Mesopotamian mathematics, 2100-1600 BC: technical constants in bureaucracy and education (1999), Oxford editions of cuneiform texts 14, Oxford University Press, ISBN 978-0-19-815246-0. The constants of the title, expressed by the Babylonian word igigubbum, include mathematical constants such as a numerical approximation of π as well as conversion factors between different units. Reviewer Leo Depuydt writes that this book "surveys all that is known about constants in Mesopotamian mathematics and advances our insight into their function".

The history of mathematical tables: from Sumer to spreadsheets (2003, edited with Martin Campbell-Kelly, Mary Croarken, and Raymond G. Flood), Oxford University Press, ISBN 978-0-19-850841-0, doi:10.1093/acprof:oso/9780198508410.001.0001. This edited volume presents papers relating to a 2001 conference of the British Society for the History of Mathematics on mathematical tables. As well as co-editing the volume, Robson provided a paper tracing the history of tables back to 4500 years ago in the ancient Near East.

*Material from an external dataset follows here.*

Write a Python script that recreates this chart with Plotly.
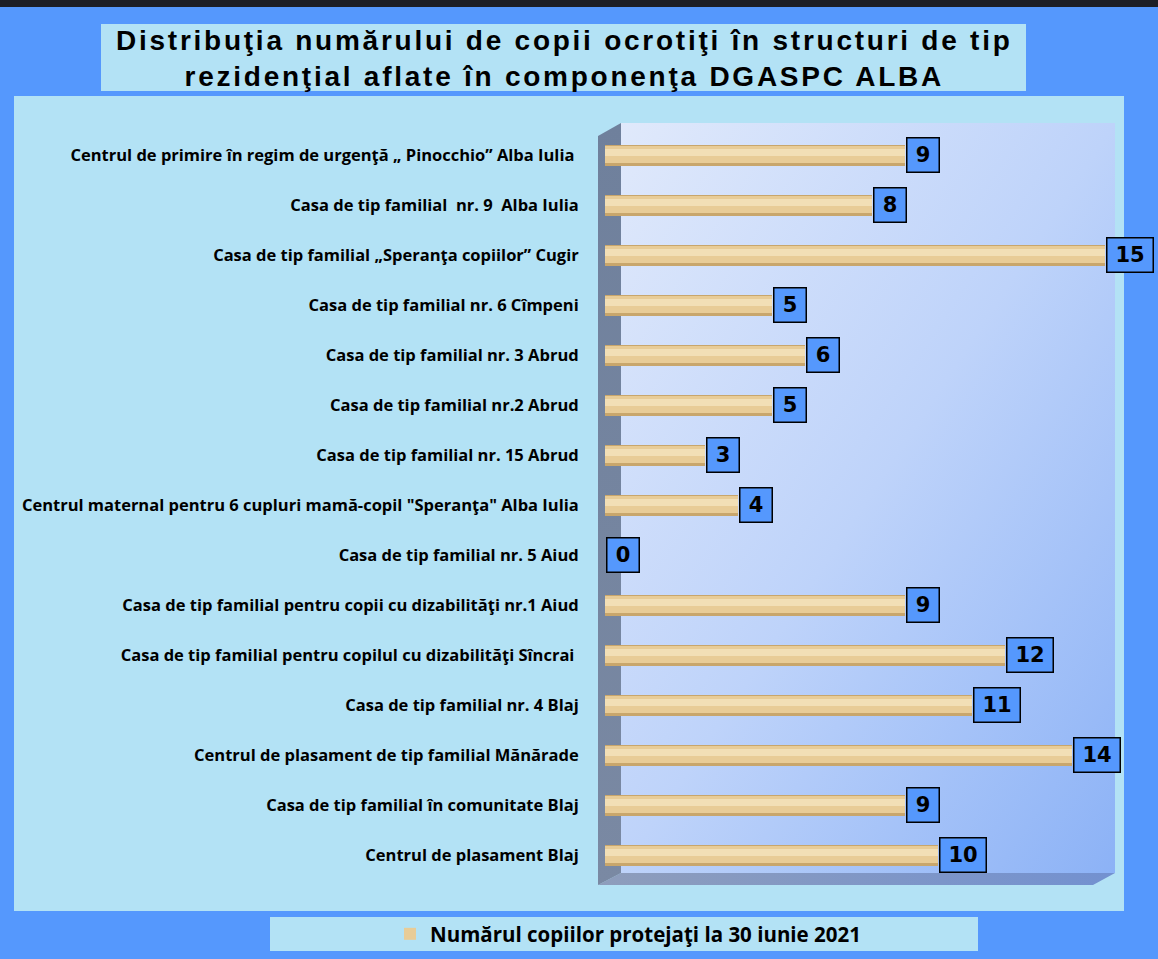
import base64
import plotly.graph_objects as go

# ---------------- data ----------------
categories = [
    "Centrul de primire în regim de urgenţă „ Pinocchio” Alba Iulia ",
    "Casa de tip familial  nr. 9  Alba Iulia",
    "Casa de tip familial „Speranţa copiilor” Cugir",
    "Casa de tip familial nr. 6 Cîmpeni",
    "Casa de tip familial nr. 3 Abrud",
    "Casa de tip familial nr.2 Abrud",
    "Casa de tip familial nr. 15 Abrud",
    "Centrul maternal pentru 6 cupluri mamă-copil \"Speranţa\" Alba Iulia",
    "Casa de tip familial nr. 5 Aiud",
    "Casa de tip familial pentru copii cu dizabilităţi nr.1 Aiud",
    "Casa de tip familial pentru copilul cu dizabilităţi Sîncrai ",
    "Casa de tip familial nr. 4 Blaj",
    "Centrul de plasament de tip familial Mănărade",
    "Casa de tip familial în comunitate Blaj",
    "Centrul de plasament Blaj",
]
values = [9, 8, 15, 5, 6, 5, 3, 4, 0, 9, 12, 11, 14, 9, 10]
series_name = "Numărul copiilor protejaţi la 30 iunie 2021"
title_lines = [
    "Distribuţia numărului de copii ocrotiţi în structuri de tip",
    "rezidenţial aflate în componenţa DGASPC ALBA",
]

# ---------------- geometry helpers ----------------
W, H = 1158, 959


def px(x):
    return x / W


def py(y):
    return 1 - y / H


BLUE = "#5598fd"
CYAN = "#b3e2f5"

fig = go.Figure()

# cylinder-like bars: stacked overlays of decreasing width
fig.add_trace(go.Bar(
    y=categories, x=values, orientation="h", width=0.42,
    marker=dict(color="#c8a66c", line=dict(width=0)),
    showlegend=False, hoverinfo="skip"))
fig.add_trace(go.Bar(
    y=categories, x=values, orientation="h", width=0.34, offset=-0.19,
    marker=dict(color="#e8cc97", line=dict(width=0)),
    name=series_name, showlegend=True))
fig.add_trace(go.Bar(
    y=categories, x=values, orientation="h", width=0.14, offset=-0.13,
    marker=dict(color="#f2dfb6", line=dict(width=0)),
    showlegend=False, hoverinfo="skip"))

# value labels in blue boxes
annotations = []
for c, v in zip(categories, values):
    n = len(str(v))
    annotations.append(dict(
        x=v, y=c, xref="x", yref="y", text=f"<b>{v}</b>",
        showarrow=False, xanchor="left", yanchor="middle", xshift=1,
        font=dict(family="DejaVu Sans", size=21, color="black"),
        bgcolor=BLUE, bordercolor="black", borderwidth=1.5,
        borderpad=4, width=9 + 14 * n, height=25, align="center"))

# title: one text block of two lines
title_html = "<br>".join(
    f'<span style="letter-spacing:2.75px"><b>{t}</b></span>' for t in title_lines)
annotations.append(dict(
    x=px(564), y=py(58), xref="paper", yref="paper",
    text=title_html, showarrow=False,
    xanchor="center", yanchor="middle", align="center",
    font=dict(family="Liberation Sans, Arial", size=28, color="black")))

# background decoration drawn as one SVG (panels, 3-D walls with gradients)
svg = f'''<svg xmlns="http://www.w3.org/2000/svg" width="{W}" height="{H}" viewBox="0 0 {W} {H}" preserveAspectRatio="none">
<defs>
<linearGradient id="back" x1="0" y1="0" x2="1" y2="1">
<stop offset="0" stop-color="#e0e9fb"/>
<stop offset="0.5" stop-color="#bed3fa"/>
<stop offset="1" stop-color="#8cb2f6"/>
</linearGradient>
<linearGradient id="floor" x1="0" y1="0" x2="1" y2="0">
<stop offset="0" stop-color="#8e9dbb"/>
<stop offset="1" stop-color="#7391d0"/>
</linearGradient>
<linearGradient id="lw" x1="0" y1="0" x2="0" y2="1">
<stop offset="0" stop-color="#6f809c"/>
<stop offset="1" stop-color="#7a89a3"/>
</linearGradient>
</defs>
<rect x="0" y="0" width="{W}" height="{H}" fill="{BLUE}"/>
<rect x="0" y="0" width="{W}" height="7" fill="#1d1f26"/>
<rect x="101" y="24" width="925" height="67" fill="{CYAN}"/>
<rect x="14" y="96" width="1110" height="815" fill="{CYAN}"/>
<rect x="270" y="917" width="708" height="34" fill="{CYAN}"/>
<rect x="621" y="123" width="494" height="750" fill="url(#back)"/>
<path d="M598 885 L621 873 L1115 873 L1093 885 Z" fill="url(#floor)"/>
<path d="M598 136 L621 123 L621 873 L598 885 Z" fill="url(#lw)"/>
</svg>'''
svg_uri = "data:image/svg+xml;base64," + base64.b64encode(svg.encode()).decode()

images = [dict(source=svg_uri, xref="paper", yref="paper",
               x=0, y=1, sizex=1, sizey=1, sizing="stretch",
               layer="below", xanchor="left", yanchor="top")]

fig.update_layout(
    width=W, height=H,
    margin=dict(l=0, r=0, t=0, b=0),
    paper_bgcolor=BLUE,
    plot_bgcolor="rgba(0,0,0,0)",
    barmode="overlay",
    bargap=0,
    images=images,
    annotations=annotations,
    showlegend=True,
    legend=dict(
        orientation="h", x=px(628), y=py(934), xanchor="center", yanchor="middle",
        bgcolor="rgba(0,0,0,0)",
        font=dict(family="Open Sans", size=20.5, color="black", weight="bold"),
        itemwidth=30),
    xaxis=dict(
        domain=[px(605), px(1115)], range=[0, 510 / 33.33],
        showgrid=False, zeroline=False, showticklabels=False, showline=False,
        fixedrange=True),
    yaxis=dict(
        domain=[py(880), py(130)], autorange="reversed",
        showgrid=False, zeroline=False, showline=False,
        ticks="outside", ticklen=22, tickcolor="rgba(0,0,0,0)",
        tickfont=dict(family="Open Sans", size=16.5, color="black", weight="bold"),
        fixedrange=True),
)

fig.write_html("out.html", config={"displayModeBar": False},
               post_script="document.body.style.margin='0';")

The Literature of Ancient Sumer (2006, with Jeremy Black, Graham Cunningham, and Gabor Zolyomi), Oxford University Press, ISBN 978-0-19-929633-0. This book contains a selection of texts of Sumerian literature, drawn from the Electronic Text Corpus of Sumerian Literature, an Oxford University project in which Robson is a participant. Unlike an earlier collection of Sumerian literature by Thorkild Jacobsen, the translations included in this collection are literal and in plain prose, even when they translate works of poetry.

Who Owns Objects?: The Ethics and Politics of Collecting Cultural Artefacts (2006, edited with Chris Gosden and Luke Treadwell), Oxbow Books, ISBN 978-1-84217-233-9. This edited volume includes nine articles, many of which take a minority position that defends the collection and expatriation of artefacts from ancient cultures and that critiques the UNESCO Convention on the Means of Prohibiting and Preventing the Illicit Import, Export and Transfer of Ownership of Cultural Property, which bars such collection.

Mathematics in ancient Iraq: a social history (2008), Princeton University Press, ISBN 978-0-691-09182-2. This book is aimed at the general public, and explains both the mathematical ideas from the three-millennium-long history of ancient Mesopotamian mathematics and the context from which they arose. It is organized chronologically; two appendices tabulate Mesopotamian systems of measurement and index nearly all known mathematical clay tablets from the region.

The Oxford handbook of the history of mathematics (2009, edited with Jacqueline A. Stedall), Oxford University Press, ISBN 978-0-19-921312-2. The 36 articles in this volume cover a wide range of geography and time. But although, as the title suggests, some of the contents are survey articles, many others are research papers.